Vincent then asked about the challenges of managing foreign assets and the use of foreign property managers/leasing companies. How will the Singapore team understand and keep in touch what is going on overseas and how to have an oversight on the foreign assets.
CEO said the property managers and leasing companies are third party. But AREIT have about 10 people on the ground and based in US. CEO made a comment saying that AREIT want to scale up prudently from day one. He gave an example for the UK properties purchased last year, the Sponsor already had a team managing the assets and performing AEI prior to AREIT's purchase of the UK assets. Hence, the properties are not only stable but also have own people on the ground running the assets, so when AREIT buys over, it allows AREIT to scale up concurrently as there would be people on the ground since day 1 of their acquisition. He re-interated that at this point, there is a current team of AREIT people already on the ground managing the US assets.
My views/comments: Overall I think it is a prudent approach. With acquisitions, sometimes there can be problems integrating - we have seen too many failures of two or more good companies when acquired having poor integration leading to an overall disaster. Think of it as having an efficient and effective handover and takeover between parties.
The last unitholder asked about tax rate assumptions. What are the assumed federal and state tax rates used to calculate the profit (I think) figures. He also asked about sensitivity analysis if there is a change in regulatory tax rates and how it impacts the REIT's DPU (I think).

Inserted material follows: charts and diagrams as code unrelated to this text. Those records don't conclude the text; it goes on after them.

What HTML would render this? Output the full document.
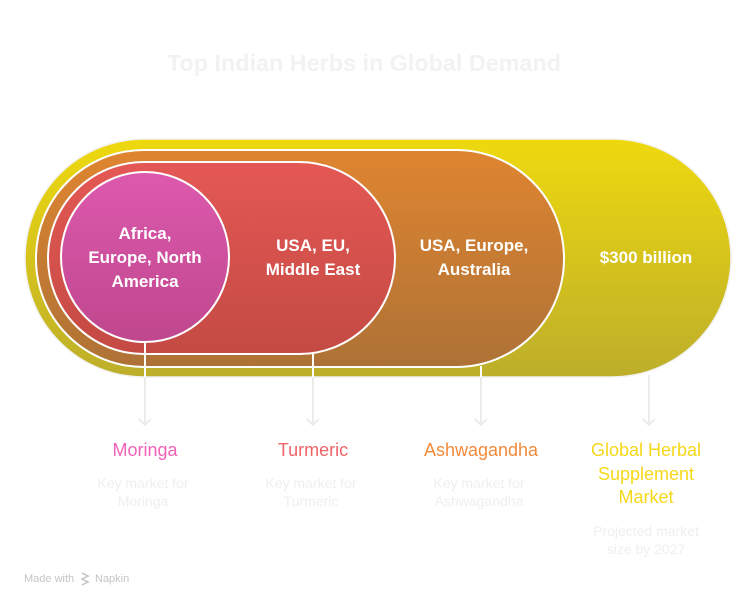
<!DOCTYPE html>
<html><head><meta charset="utf-8"><style>
html,body{margin:0;padding:0;background:#fff;width:756px;height:606px;overflow:hidden}
svg{display:block}
text{font-family:"Liberation Sans",Arial,sans-serif}
</style></head><body>
<svg width="756" height="606" viewBox="0 0 756 606" xmlns="http://www.w3.org/2000/svg">
<defs>
<linearGradient id="gy" x1="0" y1="0" x2="0" y2="1"><stop offset="0" stop-color="#eed90e"/><stop offset="1" stop-color="#bdae2b"/></linearGradient>
<linearGradient id="go" x1="0" y1="0" x2="0" y2="1"><stop offset="0" stop-color="#df8530"/><stop offset="1" stop-color="#ae7236"/></linearGradient>
<linearGradient id="gr" x1="0" y1="0" x2="0" y2="1"><stop offset="0" stop-color="#e45854"/><stop offset="1" stop-color="#c44a44"/></linearGradient>
<linearGradient id="gm" x1="0" y1="0" x2="0" y2="1"><stop offset="0" stop-color="#dd59ae"/><stop offset="1" stop-color="#bf478d"/></linearGradient>
</defs>
<text x="364" y="71" text-anchor="middle" font-size="23" font-weight="bold" fill="#f2f2f2" textLength="394" lengthAdjust="spacingAndGlyphs">Top Indian Herbs in Global Demand</text>
<g stroke="#ebebeb" stroke-width="2" fill="none">
<line x1="145" y1="340" x2="145" y2="425"/><polyline points="139,419 145,425 151,419"/>
<line x1="313" y1="352" x2="313" y2="425"/><polyline points="307,419 313,425 319,419"/>
<line x1="481" y1="365" x2="481" y2="425"/><polyline points="475,419 481,425 487,419"/>
<line x1="649" y1="375" x2="649" y2="425"/><polyline points="643,419 649,425 655,419"/>
</g>
<rect x="25" y="139" width="706" height="238" rx="119" fill="url(#gy)" stroke="#f2f2f2" stroke-width="1.5"/>
<rect x="36" y="150" width="528" height="217" rx="108" fill="url(#go)" stroke="#fff" stroke-width="2"/>
<rect x="48" y="162" width="347" height="192" rx="96" fill="url(#gr)" stroke="#fff" stroke-width="2"/>
<ellipse cx="145" cy="257" rx="84" ry="85" fill="url(#gm)" stroke="#fff" stroke-width="2"/>
<line x1="145" y1="342" x2="145" y2="377" stroke="#fff" stroke-width="2"/>
<line x1="313" y1="354" x2="313" y2="377" stroke="#fff" stroke-width="2"/>
<line x1="481" y1="366" x2="481" y2="377" stroke="#fff" stroke-width="2"/>
<g fill="#fff" font-size="17" font-weight="bold" text-anchor="middle">
<text x="145" y="239">Africa,</text><text x="145" y="263">Europe, North</text><text x="145" y="287">America</text>
<text x="313" y="251">USA, EU,</text><text x="313" y="275">Middle East</text>
<text x="474" y="251">USA, Europe,</text><text x="474" y="275">Australia</text>
<text x="646" y="263">$300 billion</text>
</g>
<g font-size="18" text-anchor="middle">
<text x="145" y="456" fill="#f062b8">Moringa</text>
<text x="313" y="456" fill="#ef6468">Turmeric</text>
<text x="481" y="456" fill="#f28a3c">Ashwagandha</text>
<text x="646" y="456" fill="#f5d819">Global Herbal</text>
<text x="646" y="480" fill="#f5d819">Supplement</text>
<text x="646" y="503" fill="#f5d819">Market</text>
</g>
<g font-size="14" text-anchor="middle" fill="#efefef">
<text x="143" y="488">Key market for</text><text x="143" y="506">Moringa</text>
<text x="311" y="488">Key market for</text><text x="311" y="506">Turmeric</text>
<text x="479" y="488">Key market for</text><text x="479" y="506">Ashwagandha</text>
<text x="646" y="536">Projected market</text><text x="646" y="554">size by 2027</text>
</g>
<text x="24" y="582" font-size="11" fill="#c4c4c4">Made with</text>
<g stroke="#c4c4c4" stroke-width="1.5" fill="none"><polyline points="82,573 88,576 82,579 88,582 82,585"/></g>
<text x="95" y="582" font-size="11" fill="#c4c4c4">Napkin</text>
</svg>
</body></html>
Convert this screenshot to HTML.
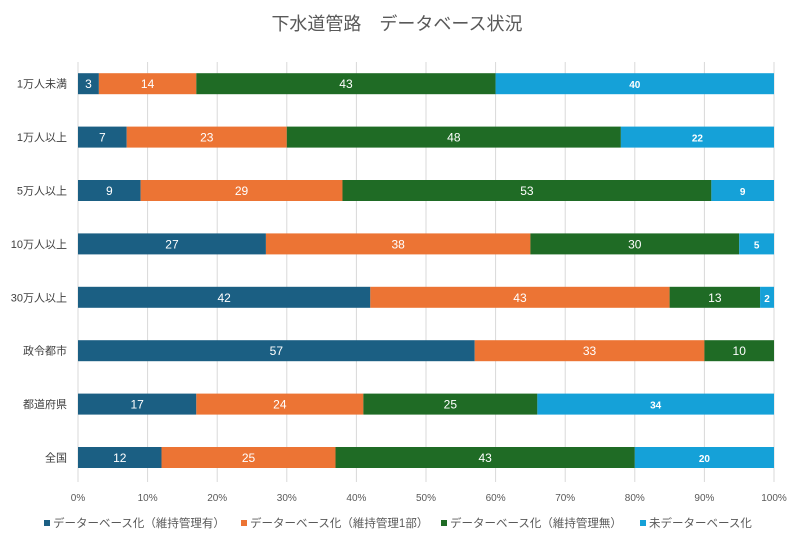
<!DOCTYPE html>
<html><head><meta charset="utf-8"><style>
html,body{margin:0;padding:0;background:#fff;width:794px;height:544px;overflow:hidden}
svg{font-family:"Liberation Sans","Noto Sans CJK JP",sans-serif}
</style></head><body>
<svg id="chart" width="794" height="544" xmlns="http://www.w3.org/2000/svg">
<text x="397" y="30" text-anchor="middle" font-size="18" fill="#595959">下水道管路　データベース状況</text>
<g id="grid"></g><g id="bars"></g><g id="axis"></g><g id="legend"></g>
</svg>
<script>
const categories=["1万人未満","1万人以上","5万人以上","10万人以上","30万人以上","政令都市","都道府県","全国"];
const s1=[3,7,9,27,42,57,17,12];
const s2=[14,23,29,38,43,33,24,25];
const s3=[43,48,53,30,13,10,25,43];
const s4=[40,22,9,5,2,0,34,20];
const seriesNames=["データーベース化（維持管理有）","データーベース化（維持管理1部）","データーベース化（維持管理無）","未データーベース化"];
const ticks=[0,10,20,30,40,50,60,70,80,90,100];
const series=[s1,s2,s3,s4];
const colors=["#1b5f83","#ec7434","#1f6b25","#15a1d8"];
const NS="http://www.w3.org/2000/svg";
const x0=78,x1=774,yTop=57,step=53.4,bh=21;
const xs=v=>x0+(x1-x0)*v/100;
const yc=i=>yTop+step*(i+0.5);
function mk(tag,attrs,parent){const e=document.createElementNS(NS,tag);for(const k in attrs)e.setAttribute(k,attrs[k]);parent.appendChild(e);return e;}
const grid=document.getElementById('grid'),bars=document.getElementById('bars'),axis=document.getElementById('axis'),legend=document.getElementById('legend');
ticks.forEach(t=>{
 const l=mk('line',{x1:xs(t),x2:xs(t),y1:62,y2:482,stroke:'#d9d9d9','stroke-width':1},grid);
 
 
 const tx=mk('text',{x:xs(t),y:501,'text-anchor':'middle','font-size':10,fill:'#595959'},axis);
 tx.textContent=t+'%';
 
 
});
categories.forEach((c,i)=>{
 const lab=mk('text',{x:67,y:yc(i)+4,'text-anchor':'end','font-size':11,fill:'#404040'},axis);
 lab.textContent=c;
 
 
 let acc=0;
 series.forEach((s,k)=>{
  const v=s[i]; if(!v)return;
  const r=mk('rect',{x:xs(acc),y:yc(i)-bh/2,width:xs(acc+v)-xs(acc),height:bh,fill:colors[k]},bars);
  
  
  const t=mk('text',{x:(xs(acc)+xs(acc+v))/2,y:yc(i)+4.5,'text-anchor':'middle','font-size':k==3?10:12,'font-weight':k==3?'bold':'normal',fill:'#fff'},bars);
  t.textContent=v;
  
  
  acc+=v;
 });
});
const lx=[44,241,441,640];
seriesNames.forEach((n,k)=>{
 const g=mk('g',{},legend);
 
 
 mk('rect',{x:lx[k],y:520,width:6,height:6,fill:colors[k]},g);
 const t=mk('text',{x:lx[k]+9,y:527,'font-size':11.5,fill:'#595959'},g);
 t.textContent=n;
});
</script>
</body></html>
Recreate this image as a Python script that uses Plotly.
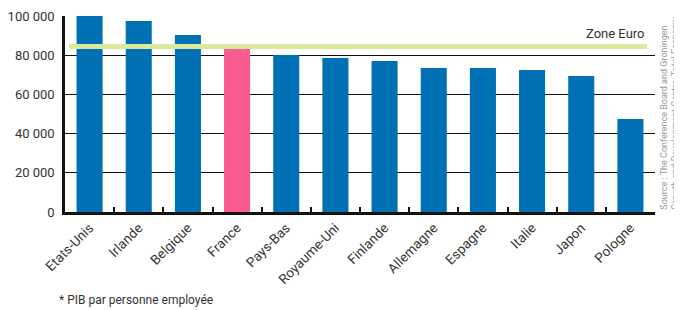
import plotly.graph_objects as go

countries = ["Etats-Unis", "Irlande", "Belgique", "France", "Pays-Bas", "Royaume-Uni",
             "Finlande", "Allemagne", "Espagne", "Italie", "Japon", "Pologne"]
values = [100000, 97400, 90300, 83200, 80100, 78600, 77000, 73500, 73500, 72400, 69400, 47400]
zone_euro = 84500
ytick_vals = [0, 20000, 40000, 60000, 80000, 100000]
ytick_text = ["0", "20 000", "40 000", "60 000", "80 000", "100 000"]

blue = "#0071b4"
pink = "#f85b91"
colors = [pink if c == "France" else blue for c in countries]

fig = go.Figure()
fig.add_trace(go.Bar(x=countries, y=values, marker=dict(color=colors, line=dict(width=0)),
                     width=0.53, hoverinfo="skip"))

font = "Roboto"
fig.update_layout(
    width=682, height=310,
    margin=dict(l=57, r=35, t=8, b=106, autoexpand=False),
    paper_bgcolor="white", plot_bgcolor="white",
    showlegend=False,
    font=dict(family=font, size=13, color="#333"),
)
fig.update_xaxes(
    automargin=False,
    showgrid=False, showline=True, linecolor="#111", linewidth=2.5,
    ticks="inside", tickson="boundaries", ticklen=5, tickwidth=2, tickcolor="#111",
    tickangle=-45, tickfont=dict(size=13.5, color="#333"),
    range=[-0.5, 11.5],
)
fig.update_yaxes(
    automargin=False,
    range=[0, 100000], tickvals=ytick_vals, ticktext=ytick_text,
    showgrid=True, gridcolor="#111", gridwidth=1.2,
    showline=True, linecolor="#111", linewidth=2.5, zeroline=False,
    ticks="", tickfont=dict(size=13, color="#333"), ticklabelstandoff=5,
)
fig.add_shape(type="line", xref="x", yref="y", x0=-0.42, x1=11.34, y0=zone_euro, y1=zone_euro,
              line=dict(color="#d9eb9a", width=5), layer="above")
fig.add_annotation(text="Zone Euro", xref="x", yref="y", x=11.34, y=zone_euro,
                   xanchor="right", yanchor="bottom", yshift=3, showarrow=False,
                   font=dict(size=13, color="#333"))
fig.add_annotation(text="Source : The Conference Board and Groningen<br>Growth and Development Centre, Total Economy",
                   xref="paper", yref="paper", x=1.024, y=0, xanchor="center", yanchor="bottom",
                   textangle=-90, showarrow=False, align="left",
                   font=dict(size=9, color="#999"))
fig.add_annotation(text="* PIB par personne employée", xref="paper", yref="paper",
                   x=-0.0136, y=-0.449, xanchor="left", yanchor="middle",
                   showarrow=False, font=dict(size=12, color="#333"))

fig.write_html("out.html")
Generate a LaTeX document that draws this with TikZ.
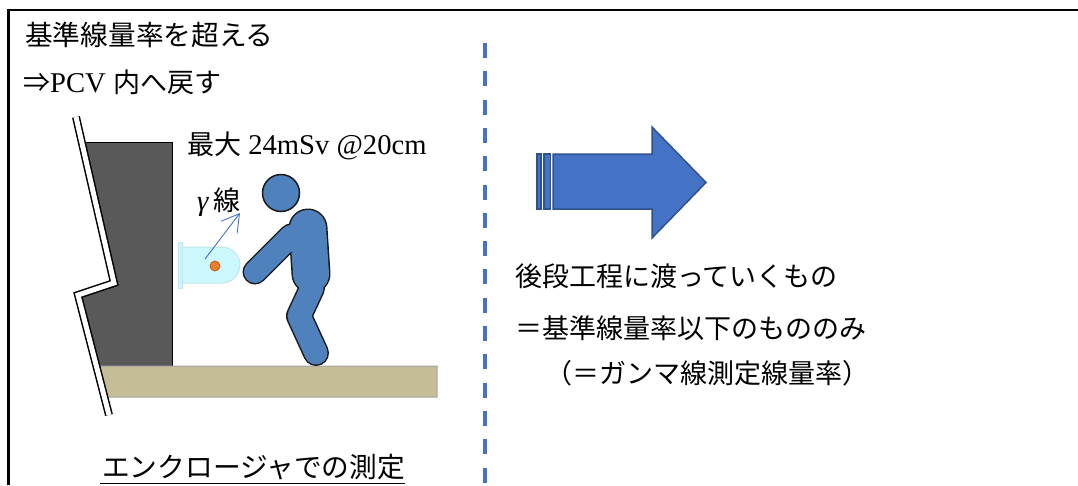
\documentclass[tikz,border=0pt]{standalone}
\usepackage{fontspec}
\setmainfont[Scale=1.06]{Liberation Serif}
\newfontfamily\cjk{Noto Sans CJK JP}
\usetikzlibrary{arrows.meta,calc}

\definecolor{accentblue}{HTML}{4472C4}
\definecolor{arrowedge}{HTML}{2F528F}
\definecolor{wallgray}{HTML}{595959}
\definecolor{floortan}{HTML}{C4BD97}
\definecolor{floorline}{HTML}{A5A5A5}
\definecolor{tubefill}{HTML}{CCF7FB}
\definecolor{tubeedge}{HTML}{BCE6F0}
\definecolor{sourceorange}{HTML}{ED7D31}
\definecolor{sourceedge}{HTML}{C55A11}
\definecolor{personblue}{HTML}{4F81BD}
\definecolor{personedge}{HTML}{1A1A1A}

% limbs of the worker, drawn as thick round strokes (#1 colour, #2 extra width)
\newcommand{\workerlimbs}[2]{%
  \draw[draw=#1,line cap=round,line join=round,line width=36pt+#2] (308,228) -- (311,274);
  \draw[draw=#1,line cap=round,line join=round,line width=22pt+#2] (291,236) -- (255,272);
  \draw[draw=#1,line cap=round,line join=round,line width=23pt+#2] (312,288) -- (299,316) -- (316,353);
}

\begin{document}
\begin{tikzpicture}[x=1pt,y=-1pt,
  txt/.style={anchor=west,inner sep=0pt,font=\fontsize{27}{32}\selectfont},
  bigtxt/.style={anchor=west,inner sep=0pt,font=\fontsize{27.7}{32}\selectfont},
  frameline/.style={line width=2.5pt,black},
  divider/.style={accentblue,line width=4pt,dash pattern=on 15pt off 13.3pt},
  bigarrow/.style={fill=accentblue,draw=arrowedge,line width=1.5pt,line join=miter},
  ray/.style={accentblue,line width=0.9pt,line join=miter,-{Straight Barb[length=17pt,width=20pt]}}]
\useasboundingbox (0,0) rectangle (1078,485);

% open frame: left and top edges
\draw[frameline] (8.5,485) -- (8.5,10) -- (1078,10);

% dashed divider
\coordinate (divtop) at (485,43);
\coordinate (divbot) at (485,485);
\draw[divider] (divtop) -- (divbot);

% headings on the left
\node[bigtxt] (exceed) at (25,35) {\cjk 基準線量率を超える};
\node[txt] (back) at (23,82) {{\cjk ⇒}PCV {\cjk 内へ戻す}};

% enclosure wall
\fill[wallgray] (82,142) -- (172,142) -- (172,366) -- (96,366) -- (78,295) -- (114,283) -- cycle;
\draw[black,line width=1pt] (82,142) -- (172,142) -- (172,366);

% floor
\filldraw[fill=floortan,draw=floorline,line width=1pt] (96,366) -- (437,366) -- (437,397) -- (104,397) -- cycle;

% break mark of the wall
\draw[black,line width=8pt,line join=miter] (76,117) -- (114,283) -- (78,295) -- (109,415);
\draw[white,line width=5pt,line join=miter] (76,117) -- (114,283) -- (78,295) -- (109,415);

% measuring tube with the source
\filldraw[fill=tubefill,draw=tubeedge,line width=1pt] (178,242) rectangle (182,288);
\filldraw[fill=tubefill,draw=tubeedge,line width=1pt] (182,247) -- (222,247) arc (-90:90:18) -- (182,283) -- cycle;
\filldraw[fill=sourceorange,draw=sourceedge,line width=0.8pt] (215,266) circle (5);

% gamma ray
\coordinate (raystart) at (205,259);
\coordinate (rayend) at (240,213);
\draw[ray] (raystart) -- (rayend);
\node[txt] (gamma) at (197,202) {\textit{γ}\,{\cjk 線}};

% dose label
\node[txt] (dose) at (187,146) {{\cjk 最大} 24mSv @20cm};

% worker
\workerlimbs{personedge}{3pt}
\workerlimbs{personblue}{0pt}
\filldraw[fill=personblue,draw=personedge,line width=1.5pt] (281,193) circle (18.5);

% block arrow with striped tail
\filldraw[bigarrow] (553,154) -- (652,154) -- (652,127) -- (706,182.5) -- (652,238) -- (652,209) -- (553,209) -- cycle;
\filldraw[bigarrow] (537,154) rectangle (541,209);
\filldraw[bigarrow] (544,154) rectangle (550.5,209);

% texts on the right
\node[txt] (onward) at (515,276) {\cjk 後段工程に渡っていくもの};
\node[txt] (below) at (515,328) {\cjk ＝基準線量率以下のもののみ};
\node[txt] (gammarate) at (545,373) {\cjk （＝ガンマ線測定線量率）};

% caption
\node[bigtxt] (caption) at (102,467) {\cjk エンクロージャでの測定};
\draw[black,line width=1.5pt] ($(caption.south west)+(-2,3.5)$) -- ($(caption.south east)+(0,3.5)$);
\end{tikzpicture}
\end{document}
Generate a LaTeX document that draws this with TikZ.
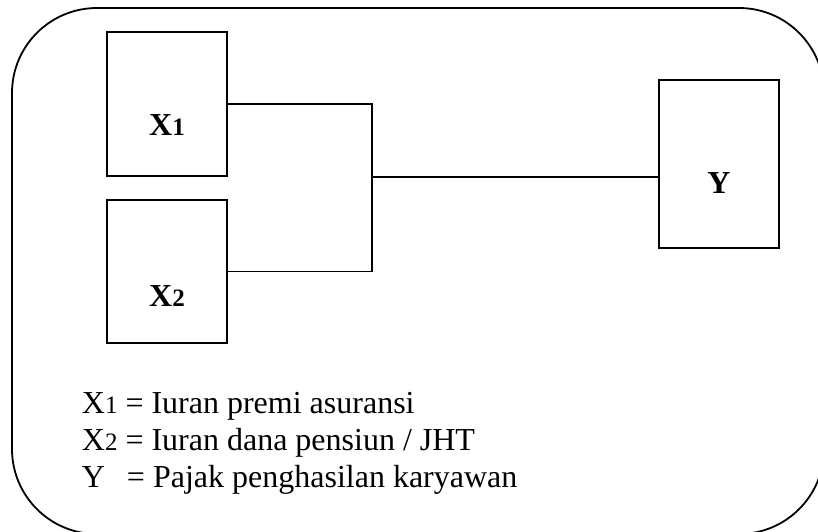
\documentclass[tikz,border=0pt]{standalone}
\usepackage{fontspec}
\setmainfont{Liberation Serif}
\usepackage{tikz}
\tikzstyle{kotak}=[rectangle, draw=black, minimum width=120pt, minimum height=144pt, inner sep=0pt]
\tikzstyle{labelkotak}=[font=\fontsize{32}{32}\selectfont\bfseries, inner sep=0pt]
\tikzstyle{keterangan}=[font=\fontsize{32}{37}\selectfont, anchor=base west, inner sep=0pt]
\newcommand{\angka}[1]{{\fontsize{25}{25}\selectfont #1}}

\begin{document}
\begin{tikzpicture}[x=1pt, y=-1pt, line width=1.8pt]
	\useasboundingbox (0,0) rectangle (818,531);
	\clip (0,0) rectangle (818,531);
	\draw[rounded corners=85pt] (12,8) rectangle (824,534);
	\node[kotak] (x1) at (167,104){};
	\node[kotak, minimum height=143pt] (x2) at (167,271.5){};
	\node[kotak, minimum height=168pt] (y) at (719,164){};
	\node[labelkotak] (lx1) at ([yshift=-21pt]x1.center){X\angka{1}};
	\node[labelkotak] (lx2) at ([yshift=-25pt]x2.center){X\angka{2}};
	\node[labelkotak] (ly) at ([yshift=-19pt]y.center){Y};
	\coordinate (cabang) at (372,177);
	\draw (x1.east) -| (cabang) |- (x2.east);
	\draw (cabang) -- (cabang -| y.west);
	\node[keterangan] (k1) at (81,413){X\angka{1} = Iuran premi asuransi};
	\node[keterangan] (k2) at (81,450){X\angka{2} = Iuran dana pensiun / JHT};
	\node[keterangan] (k3) at (81,487){Y\hspace{22pt}= Pajak penghasilan karyawan};
\end{tikzpicture}
\end{document}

CEO mentioned again about the clean structure AREIT will be adopting and hence it would be exempted from corporate tax. The only tax that it has to pay is the withholding tax of 30%. For completeness, CEO answered his question on federal tax rate being 21% across all states and state tax rates of ~2.5% and 7.6% for Portland and Raleigh respectively. He re-interated that AREIT will be exempted from federal and tax rates.
My views/comments: Usually there is an army of investment bankers, accountants, and tax lawyers to structure the most efficient way of conducting business. I think it is a good question.
That concludes the things I managed to take down. If you spot any irregularities, feel free to comment below, I will then bring in your comments in the form as an edit.
Meanwhile, time to think about where to spend my vouchers collected from today's EGM.